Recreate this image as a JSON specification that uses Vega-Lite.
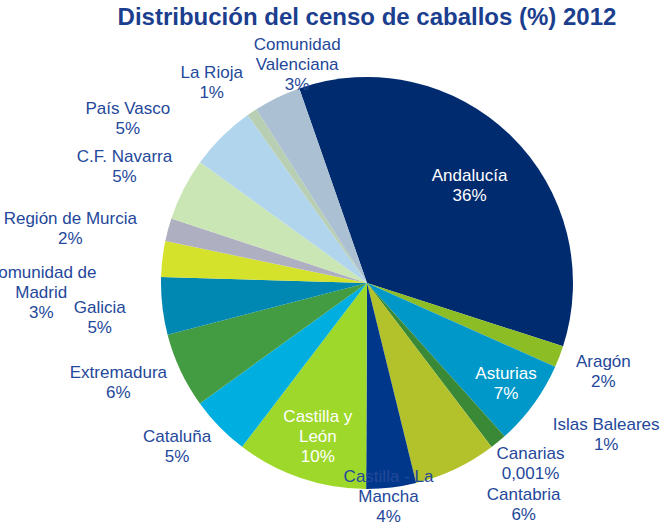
{
  "$schema": "https://vega.github.io/schema/vega-lite/v6.json",
  "width": 600,
  "height": 400,
  "autosize": {"type": "none"},
  "padding": {"left": 67, "top": 83, "right": 1, "bottom": 45},
  "background": "white",
  "view": {"stroke": null},
  "title": {
    "text": "Distribución del censo de caballos (%) 2012",
    "font": "Liberation Sans",
    "fontSize": 24,
    "fontWeight": "bold",
    "color": "#1b3e8e",
    "baseline": "alphabetic",
    "offset": -106,
    "frame": "group"
  },
  "config": {
    "text": {"font": "Liberation Sans", "fontSize": 17, "lineBreak": "\n", "lineHeight": 20, "align": "center", "baseline": "middle", "fill": "#24489a"}
  },
  "data": {
    "values": [
      {"orden": 1, "region": "Andalucía", "valor": 35.3, "label": "Andalucía\n36%"},
      {"orden": 2, "region": "Aragón", "valor": 1.7, "label": "Aragón\n2%"},
      {"orden": 3, "region": "Asturias", "valor": 6.7, "label": "Asturias\n7%"},
      {"orden": 4, "region": "Islas Baleares", "valor": 1.3, "label": "Islas Baleares\n1%"},
      {"orden": 5, "region": "Canarias", "valor": 0.001, "label": "Canarias\n0,001%"},
      {"orden": 6, "region": "Cantabria", "valor": 6.5, "label": "Cantabria\n6%"},
      {"orden": 7, "region": "Castilla - La Mancha", "valor": 3.9, "label": "Castilla - La\nMancha\n4%"},
      {"orden": 8, "region": "Castilla y León", "valor": 10.3, "label": "Castilla y\nLeón\n10%"},
      {"orden": 9, "region": "Cataluña", "valor": 4.7, "label": "Cataluña\n5%"},
      {"orden": 10, "region": "Extremadura", "valor": 5.9, "label": "Extremadura\n6%"},
      {"orden": 11, "region": "Galicia", "valor": 4.5, "label": "Galicia\n5%"},
      {"orden": 12, "region": "Comunidad de Madrid", "valor": 2.8, "label": "Comunidad de\nMadrid\n3%"},
      {"orden": 13, "region": "Región de Murcia", "valor": 1.8, "label": "Región de Murcia\n2%"},
      {"orden": 14, "region": "C.F. Navarra", "valor": 4.9, "label": "C.F. Navarra\n5%"},
      {"orden": 15, "region": "País Vasco", "valor": 5.2, "label": "País Vasco\n5%"},
      {"orden": 16, "region": "La Rioja", "valor": 0.8, "label": "La Rioja\n1%"},
      {"orden": 17, "region": "Comunidad Valenciana", "valor": 3.7, "label": "Comunidad\nValenciana\n3%"}
    ]
  },
  "encoding": {
    "theta": {"field": "valor", "type": "quantitative", "stack": true, "scale": {"range": [-0.3351, 5.9481]}},
    "order": {"field": "orden", "type": "quantitative"}
  },
  "layer": [
    {
      "mark": {"type": "arc", "radius": 206},
      "encoding": {
        "color": {
          "field": "region",
          "type": "nominal",
          "legend": null,
          "scale": {
            "domain": ["Andalucía", "Aragón", "Asturias", "Islas Baleares", "Canarias", "Cantabria", "Castilla - La Mancha", "Castilla y León", "Cataluña", "Extremadura", "Galicia", "Comunidad de Madrid", "Región de Murcia", "C.F. Navarra", "País Vasco", "La Rioja", "Comunidad Valenciana"],
            "range": ["#002b6f", "#8dbd25", "#0098c8", "#3a8936", "#5b9bd5", "#b3c22a", "#00378a", "#9ed82b", "#00afe0", "#439b42", "#0088b3", "#d4e22b", "#afafc2", "#cbe6b5", "#b2d5ee", "#b9cfb4", "#abc0d2"]
          }
        }
      }
    },
    {"mark": {"type": "text", "radius": 141, "dx": 4, "dy": -6, "fill": "white"},
     "encoding": {"text": {"condition": {"test": "datum.orden === 1", "field": "label"}, "value": ""}}},
    {"mark": {"type": "text", "radius": 252, "dx": 1, "dy": -11},
     "encoding": {"text": {"condition": {"test": "datum.orden === 2", "field": "label"}, "value": ""}}},
    {"mark": {"type": "text", "radius": 172, "dx": 0, "dy": -10, "fill": "white"},
     "encoding": {"text": {"condition": {"test": "datum.orden === 3", "field": "label"}, "value": ""}}},
    {"mark": {"type": "text", "radius": 283, "dx": 59, "dy": -76},
     "encoding": {"text": {"condition": {"test": "datum.orden === 4", "field": "label"}, "value": ""}}},
    {"mark": {"type": "text", "radius": 244, "dx": 16, "dy": -23},
     "encoding": {"text": {"condition": {"test": "datum.orden === 5", "field": "label"}, "value": ""}}},
    {"mark": {"type": "text", "radius": 271, "dx": 40, "dy": -33},
     "encoding": {"text": {"condition": {"test": "datum.orden === 6", "field": "label"}, "value": ""}}},
    {"mark": {"type": "text", "radius": 216, "dx": -4, "dy": -20},
     "encoding": {"text": {"condition": {"test": "datum.orden === 7", "field": "label"}, "value": ""}}},
    {"mark": {"type": "text", "radius": 162, "dx": 3, "dy": -19, "fill": "white"},
     "encoding": {"text": {"condition": {"test": "datum.orden === 8", "field": "label"}, "value": ""}}},
    {"mark": {"type": "text", "radius": 251, "dx": -10, "dy": -21},
     "encoding": {"text": {"condition": {"test": "datum.orden === 9", "field": "label"}, "value": ""}}},
    {"mark": {"type": "text", "radius": 268, "dx": -6, "dy": -24},
     "encoding": {"text": {"condition": {"test": "datum.orden === 10", "field": "label"}, "value": ""}}},
    {"mark": {"type": "text", "radius": 269, "dx": 0, "dy": -5},
     "encoding": {"text": {"condition": {"test": "datum.orden === 11", "field": "label"}, "value": ""}}},
    {"mark": {"type": "text", "radius": 326, "dx": -2, "dy": 28},
     "encoding": {"text": {"condition": {"test": "datum.orden === 12", "field": "label"}, "value": ""}}},
    {"mark": {"type": "text", "radius": 302, "dx": -5, "dy": 14},
     "encoding": {"text": {"condition": {"test": "datum.orden === 13", "field": "label"}, "value": ""}}},
    {"mark": {"type": "text", "radius": 269, "dx": -3, "dy": -4},
     "encoding": {"text": {"condition": {"test": "datum.orden === 14", "field": "label"}, "value": ""}}},
    {"mark": {"type": "text", "radius": 290, "dx": -35, "dy": 32},
     "encoding": {"text": {"condition": {"test": "datum.orden === 15", "field": "label"}, "value": ""}}},
    {"mark": {"type": "text", "radius": 253, "dx": -14, "dy": 0},
     "encoding": {"text": {"condition": {"test": "datum.orden === 16", "field": "label"}, "value": ""}}},
    {"mark": {"type": "text", "radius": 229, "dx": 30, "dy": -32},
     "encoding": {"text": {"condition": {"test": "datum.orden === 17", "field": "label"}, "value": ""}}}
  ]
}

* **What you are asked to do**
Transcribe the whole listing, character for character, but not its images.

* **Expected answer**
Recreate this image as a JSON specification that uses Vega-Lite.
{
  "$schema": "https://vega.github.io/schema/vega-lite/v6.json",
  "width": 600,
  "height": 400,
  "autosize": {"type": "none"},
  "padding": {"left": 67, "top": 83, "right": 1, "bottom": 45},
  "background": "white",
  "view": {"stroke": null},
  "title": {
    "text": "Distribución del censo de caballos (%) 2012",
    "font": "Liberation Sans",
    "fontSize": 24,
    "fontWeight": "bold",
    "color": "#1b3e8e",
    "baseline": "alphabetic",
    "offset": -106,
    "frame": "group"
  },
  "config": {
    "text": {"font": "Liberation Sans", "fontSize": 17, "lineBreak": "\n", "lineHeight": 20, "align": "center", "baseline": "middle", "fill": "#24489a"}
  },
  "data": {
    "values": [
      {"orden": 1, "region": "Andalucía", "valor": 35.3, "label": "Andalucía\n36%"},
      {"orden": 2, "region": "Aragón", "valor": 1.7, "label": "Aragón\n2%"},
      {"orden": 3, "region": "Asturias", "valor": 6.7, "label": "Asturias\n7%"},
      {"orden": 4, "region": "Islas Baleares", "valor": 1.3, "label": "Islas Baleares\n1%"},
      {"orden": 5, "region": "Canarias", "valor": 0.001, "label": "Canarias\n0,001%"},
      {"orden": 6, "region": "Cantabria", "valor": 6.5, "label": "Cantabria\n6%"},
      {"orden": 7, "region": "Castilla - La Mancha", "valor": 3.9, "label": "Castilla - La\nMancha\n4%"},
      {"orden": 8, "region": "Castilla y León", "valor": 10.3, "label": "Castilla y\nLeón\n10%"},
      {"orden": 9, "region": "Cataluña", "valor": 4.7, "label": "Cataluña\n5%"},
      {"orden": 10, "region": "Extremadura", "valor": 5.9, "label": "Extremadura\n6%"},
      {"orden": 11, "region": "Galicia", "valor": 4.5, "label": "Galicia\n5%"},
      {"orden": 12, "region": "Comunidad de Madrid", "valor": 2.8, "label": "Comunidad de\nMadrid\n3%"},
      {"orden": 13, "region": "Región de Murcia", "valor": 1.8, "label": "Región de Murcia\n2%"},
      {"orden": 14, "region": "C.F. Navarra", "valor": 4.9, "label": "C.F. Navarra\n5%"},
      {"orden": 15, "region": "País Vasco", "valor": 5.2, "label": "País Vasco\n5%"},
      {"orden": 16, "region": "La Rioja", "valor": 0.8, "label": "La Rioja\n1%"},
      {"orden": 17, "region": "Comunidad Valenciana", "valor": 3.7, "label": "Comunidad\nValenciana\n3%"}
    ]
  },
  "encoding": {
    "theta": {"field": "valor", "type": "quantitative", "stack": true, "scale": {"range": [-0.3351, 5.9481]}},
    "order": {"field": "orden", "type": "quantitative"}
  },
  "layer": [
    {
      "mark": {"type": "arc", "radius": 206},
      "encoding": {
        "color": {
          "field": "region",
          "type": "nominal",
          "legend": null,
          "scale": {
            "domain": ["Andalucía", "Aragón", "Asturias", "Islas Baleares", "Canarias", "Cantabria", "Castilla - La Mancha", "Castilla y León", "Cataluña", "Extremadura", "Galicia", "Comunidad de Madrid", "Región de Murcia", "C.F. Navarra", "País Vasco", "La Rioja", "Comunidad Valenciana"],
            "range": ["#002b6f", "#8dbd25", "#0098c8", "#3a8936", "#5b9bd5", "#b3c22a", "#00378a", "#9ed82b", "#00afe0", "#439b42", "#0088b3", "#d4e22b", "#afafc2", "#cbe6b5", "#b2d5ee", "#b9cfb4", "#abc0d2"]
          }
        }
      }
    },
    {"mark": {"type": "text", "radius": 141, "dx": 4, "dy": -6, "fill": "white"},
     "encoding": {"text": {"condition": {"test": "datum.orden === 1", "field": "label"}, "value": ""}}},
    {"mark": {"type": "text", "radius": 252, "dx": 1, "dy": -11},
     "encoding": {"text": {"condition": {"test": "datum.orden === 2", "field": "label"}, "value": ""}}},
    {"mark": {"type": "text", "radius": 172, "dx": 0, "dy": -10, "fill": "white"},
     "encoding": {"text": {"condition": {"test": "datum.orden === 3", "field": "label"}, "value": ""}}},
    {"mark": {"type": "text", "radius": 283, "dx": 59, "dy": -76},
     "encoding": {"text": {"condition": {"test": "datum.orden === 4", "field": "label"}, "value": ""}}},
    {"mark": {"type": "text", "radius": 244, "dx": 16, "dy": -23},
     "encoding": {"text": {"condition": {"test": "datum.orden === 5", "field": "label"}, "value": ""}}},
    {"mark": {"type": "text", "radius": 271, "dx": 40, "dy": -33},
     "encoding": {"text": {"condition": {"test": "datum.orden === 6", "field": "label"}, "value": ""}}},
    {"mark": {"type": "text", "radius": 216, "dx": -4, "dy": -20},
     "encoding": {"text": {"condition": {"test": "datum.orden === 7", "field": "label"}, "value": ""}}},
    {"mark": {"type": "text", "radius": 162, "dx": 3, "dy": -19, "fill": "white"},
     "encoding": {"text": {"condition": {"test": "datum.orden === 8", "field": "label"}, "value": ""}}},
    {"mark": {"type": "text", "radius": 251, "dx": -10, "dy": -21},
     "encoding": {"text": {"condition": {"test": "datum.orden === 9", "field": "label"}, "value": ""}}},
    {"mark": {"type": "text", "radius": 268, "dx": -6, "dy": -24},
     "encoding": {"text": {"condition": {"test": "datum.orden === 10", "field": "label"}, "value": ""}}},
    {"mark": {"type": "text", "radius": 269, "dx": 0, "dy": -5},
     "encoding": {"text": {"condition": {"test": "datum.orden === 11", "field": "label"}, "value": ""}}},
    {"mark": {"type": "text", "radius": 326, "dx": -2, "dy": 28},
     "encoding": {"text": {"condition": {"test": "datum.orden === 12", "field": "label"}, "value": ""}}},
    {"mark": {"type": "text", "radius": 302, "dx": -5, "dy": 14},
     "encoding": {"text": {"condition": {"test": "datum.orden === 13", "field": "label"}, "value": ""}}},
    {"mark": {"type": "text", "radius": 269, "dx": -3, "dy": -4},
     "encoding": {"text": {"condition": {"test": "datum.orden === 14", "field": "label"}, "value": ""}}},
    {"mark": {"type": "text", "radius": 290, "dx": -35, "dy": 32},
     "encoding": {"text": {"condition": {"test": "datum.orden === 15", "field": "label"}, "value": ""}}},
    {"mark": {"type": "text", "radius": 253, "dx": -14, "dy": 0},
     "encoding": {"text": {"condition": {"test": "datum.orden === 16", "field": "label"}, "value": ""}}},
    {"mark": {"type": "text", "radius": 229, "dx": 30, "dy": -32},
     "encoding": {"text": {"condition": {"test": "datum.orden === 17", "field": "label"}, "value": ""}}}
  ]
}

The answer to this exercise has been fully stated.